Here in Yandex, during implementation of gradient boosting in spark and creating our ML tool for internal use, we found next serious problems in MLLib:
There is no Regression/Classification learner model abstraction. We were building abstract data processing pipelines, which should work just with some regression - exact algorithm specified outside this code. There is no abstraction, which will allow me to do that. (It's main reason for all further problems)
There is no common practice among MLlib for testing algorithms: every model generates it's own random test data. There is no easy extractable test cases applible to another algorithm. There is no benchmarks for comparing algorithms.
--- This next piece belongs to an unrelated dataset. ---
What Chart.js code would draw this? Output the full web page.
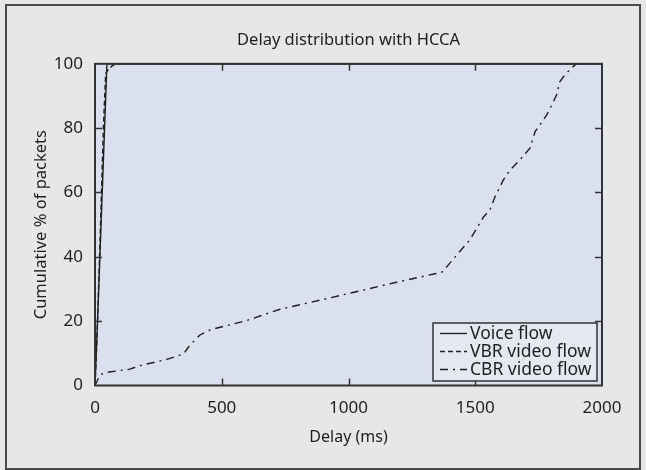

After implementing new algorithm it's very hard to understand how it should be tested.
Lack of serialization testing: MLlib algorithms don't contain tests which test that model work after serialization.
During implementation of new algorithm it's hard to understand what API you should create and which interface to implement.
Start for solving all these problems must be done in creating common interface for typical algorithms/models - regression, classification, clustering, collaborative filtering.
All main tests should be written against these interfaces, so when new algorithm implemented - all it should do is passed already written tests. It allow us to have managble quality among all lib.
There should be couple benchmarks which allow new spark user to get feeling about which algorithm to use.
Test set against these abstractions should contain serialization test. In production most time there is no need in model, which can't be stored.
As the first step of this roadmap I'd like to create trait RegressionLearner, ADD methods to current algorithms to implement this trait and create some tests against it.